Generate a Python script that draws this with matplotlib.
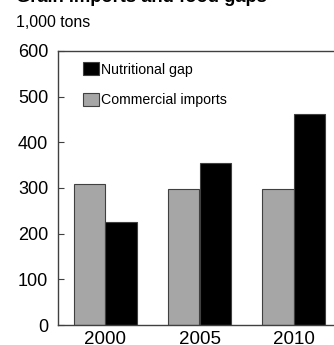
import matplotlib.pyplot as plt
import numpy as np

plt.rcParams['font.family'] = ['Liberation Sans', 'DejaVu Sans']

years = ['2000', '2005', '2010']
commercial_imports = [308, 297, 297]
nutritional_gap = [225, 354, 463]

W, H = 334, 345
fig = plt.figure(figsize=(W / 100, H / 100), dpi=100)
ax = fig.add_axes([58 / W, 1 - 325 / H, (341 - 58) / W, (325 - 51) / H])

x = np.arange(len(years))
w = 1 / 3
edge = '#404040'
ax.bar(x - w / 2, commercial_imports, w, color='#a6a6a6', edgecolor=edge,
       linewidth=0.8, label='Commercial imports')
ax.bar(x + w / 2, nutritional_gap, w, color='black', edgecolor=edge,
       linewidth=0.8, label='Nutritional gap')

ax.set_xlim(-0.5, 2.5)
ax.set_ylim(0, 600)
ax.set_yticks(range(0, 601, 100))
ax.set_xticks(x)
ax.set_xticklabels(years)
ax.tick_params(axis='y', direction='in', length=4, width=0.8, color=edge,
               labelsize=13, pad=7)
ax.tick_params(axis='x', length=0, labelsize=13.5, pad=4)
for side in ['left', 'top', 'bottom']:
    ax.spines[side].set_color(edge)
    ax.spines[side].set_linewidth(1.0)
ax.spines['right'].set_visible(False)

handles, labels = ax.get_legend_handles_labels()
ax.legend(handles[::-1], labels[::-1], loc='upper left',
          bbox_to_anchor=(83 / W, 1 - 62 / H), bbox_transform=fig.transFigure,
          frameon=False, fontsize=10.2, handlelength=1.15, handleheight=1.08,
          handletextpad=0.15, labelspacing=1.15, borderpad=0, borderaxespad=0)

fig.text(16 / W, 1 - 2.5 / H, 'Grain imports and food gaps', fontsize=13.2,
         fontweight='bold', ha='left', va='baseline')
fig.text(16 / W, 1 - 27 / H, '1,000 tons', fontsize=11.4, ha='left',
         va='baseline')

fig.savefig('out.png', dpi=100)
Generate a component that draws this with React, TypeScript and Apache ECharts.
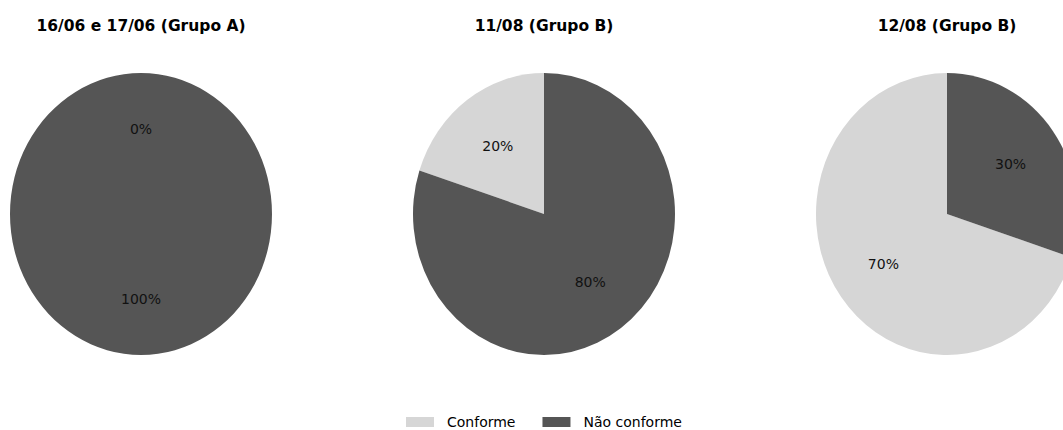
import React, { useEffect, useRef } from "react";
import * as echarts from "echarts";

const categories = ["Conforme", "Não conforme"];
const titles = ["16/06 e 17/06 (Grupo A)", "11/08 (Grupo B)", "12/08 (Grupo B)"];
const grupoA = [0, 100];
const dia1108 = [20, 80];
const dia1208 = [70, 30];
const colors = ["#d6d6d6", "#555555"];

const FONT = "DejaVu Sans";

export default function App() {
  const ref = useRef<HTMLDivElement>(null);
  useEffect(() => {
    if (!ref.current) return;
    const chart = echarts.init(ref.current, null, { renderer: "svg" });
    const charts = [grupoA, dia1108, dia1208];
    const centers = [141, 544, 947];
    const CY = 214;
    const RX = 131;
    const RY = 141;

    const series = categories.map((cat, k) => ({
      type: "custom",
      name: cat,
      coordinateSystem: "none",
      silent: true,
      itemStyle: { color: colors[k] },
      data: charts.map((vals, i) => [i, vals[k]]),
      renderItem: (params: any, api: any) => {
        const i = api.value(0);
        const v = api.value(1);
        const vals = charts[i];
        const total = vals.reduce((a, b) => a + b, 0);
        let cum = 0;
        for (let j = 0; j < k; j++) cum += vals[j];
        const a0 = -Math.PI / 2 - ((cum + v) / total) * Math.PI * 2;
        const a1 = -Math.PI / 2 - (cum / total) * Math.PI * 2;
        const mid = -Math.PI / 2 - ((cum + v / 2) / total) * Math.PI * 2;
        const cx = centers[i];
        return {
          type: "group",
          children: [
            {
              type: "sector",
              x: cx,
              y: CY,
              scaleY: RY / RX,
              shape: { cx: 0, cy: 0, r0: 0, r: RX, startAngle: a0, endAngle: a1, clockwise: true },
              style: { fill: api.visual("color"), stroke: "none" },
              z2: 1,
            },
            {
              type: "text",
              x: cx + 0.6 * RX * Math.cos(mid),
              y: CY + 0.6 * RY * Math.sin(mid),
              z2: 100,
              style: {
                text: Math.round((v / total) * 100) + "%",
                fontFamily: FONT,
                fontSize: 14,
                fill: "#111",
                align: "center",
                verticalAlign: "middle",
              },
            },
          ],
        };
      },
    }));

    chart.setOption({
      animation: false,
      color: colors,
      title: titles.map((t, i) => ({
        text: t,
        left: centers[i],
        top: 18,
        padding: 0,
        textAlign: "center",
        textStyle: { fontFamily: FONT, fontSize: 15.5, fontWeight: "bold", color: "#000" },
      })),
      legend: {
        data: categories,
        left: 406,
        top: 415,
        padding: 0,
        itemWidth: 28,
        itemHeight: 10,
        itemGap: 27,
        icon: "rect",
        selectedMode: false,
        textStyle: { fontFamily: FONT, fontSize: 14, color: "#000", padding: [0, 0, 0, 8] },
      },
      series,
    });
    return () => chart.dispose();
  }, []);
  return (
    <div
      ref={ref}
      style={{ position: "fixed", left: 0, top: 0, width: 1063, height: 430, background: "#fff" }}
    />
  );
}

▬▬▬▬▬▬

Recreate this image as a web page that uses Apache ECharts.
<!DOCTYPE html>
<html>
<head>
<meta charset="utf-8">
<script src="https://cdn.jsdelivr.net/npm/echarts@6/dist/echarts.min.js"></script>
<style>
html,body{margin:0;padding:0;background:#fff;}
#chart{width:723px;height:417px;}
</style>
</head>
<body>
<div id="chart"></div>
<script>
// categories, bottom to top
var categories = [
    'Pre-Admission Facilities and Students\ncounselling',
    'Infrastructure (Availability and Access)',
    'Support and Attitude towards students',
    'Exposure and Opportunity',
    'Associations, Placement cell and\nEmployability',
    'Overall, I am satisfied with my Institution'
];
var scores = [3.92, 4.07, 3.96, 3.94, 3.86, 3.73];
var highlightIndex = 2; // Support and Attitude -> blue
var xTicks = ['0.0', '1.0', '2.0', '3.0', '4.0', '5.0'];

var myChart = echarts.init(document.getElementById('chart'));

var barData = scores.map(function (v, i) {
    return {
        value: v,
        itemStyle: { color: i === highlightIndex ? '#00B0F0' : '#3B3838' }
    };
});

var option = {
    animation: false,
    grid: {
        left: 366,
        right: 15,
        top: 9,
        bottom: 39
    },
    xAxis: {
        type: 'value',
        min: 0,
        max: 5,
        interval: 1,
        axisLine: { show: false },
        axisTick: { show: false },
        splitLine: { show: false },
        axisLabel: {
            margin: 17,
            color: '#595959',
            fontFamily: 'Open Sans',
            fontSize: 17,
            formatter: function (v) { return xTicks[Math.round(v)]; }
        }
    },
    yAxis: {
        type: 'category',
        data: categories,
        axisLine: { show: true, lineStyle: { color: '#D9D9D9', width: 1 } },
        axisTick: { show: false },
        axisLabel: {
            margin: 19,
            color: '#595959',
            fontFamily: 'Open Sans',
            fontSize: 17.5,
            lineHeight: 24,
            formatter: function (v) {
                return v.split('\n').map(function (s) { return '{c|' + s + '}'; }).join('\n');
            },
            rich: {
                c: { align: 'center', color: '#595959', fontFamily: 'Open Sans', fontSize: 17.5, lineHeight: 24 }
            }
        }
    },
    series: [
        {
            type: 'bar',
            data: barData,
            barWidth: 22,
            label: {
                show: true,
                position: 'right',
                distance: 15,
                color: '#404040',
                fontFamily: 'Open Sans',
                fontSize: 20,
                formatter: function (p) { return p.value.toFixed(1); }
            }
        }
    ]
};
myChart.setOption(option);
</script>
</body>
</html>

▬▬▬▬▬▬

▸ Objective
Transcribe, leaving out pictures, each line from the one containing "Generate a Python" through the one containing "labelspacing=1.15, borderpad=0, borderaxespad=0)".

▸ Answer in full
Generate a Python script that draws this with matplotlib.
import matplotlib.pyplot as plt
import numpy as np

plt.rcParams['font.family'] = ['Liberation Sans', 'DejaVu Sans']

years = ['2000', '2005', '2010']
commercial_imports = [308, 297, 297]
nutritional_gap = [225, 354, 463]

W, H = 334, 345
fig = plt.figure(figsize=(W / 100, H / 100), dpi=100)
ax = fig.add_axes([58 / W, 1 - 325 / H, (341 - 58) / W, (325 - 51) / H])

x = np.arange(len(years))
w = 1 / 3
edge = '#404040'
ax.bar(x - w / 2, commercial_imports, w, color='#a6a6a6', edgecolor=edge,
       linewidth=0.8, label='Commercial imports')
ax.bar(x + w / 2, nutritional_gap, w, color='black', edgecolor=edge,
       linewidth=0.8, label='Nutritional gap')

ax.set_xlim(-0.5, 2.5)
ax.set_ylim(0, 600)
ax.set_yticks(range(0, 601, 100))
ax.set_xticks(x)
ax.set_xticklabels(years)
ax.tick_params(axis='y', direction='in', length=4, width=0.8, color=edge,
               labelsize=13, pad=7)
ax.tick_params(axis='x', length=0, labelsize=13.5, pad=4)
for side in ['left', 'top', 'bottom']:
    ax.spines[side].set_color(edge)
    ax.spines[side].set_linewidth(1.0)
ax.spines['right'].set_visible(False)

handles, labels = ax.get_legend_handles_labels()
ax.legend(handles[::-1], labels[::-1], loc='upper left',
          bbox_to_anchor=(83 / W, 1 - 62 / H), bbox_transform=fig.transFigure,
          frameon=False, fontsize=10.2, handlelength=1.15, handleheight=1.08,
          handletextpad=0.15, labelspacing=1.15, borderpad=0, borderaxespad=0)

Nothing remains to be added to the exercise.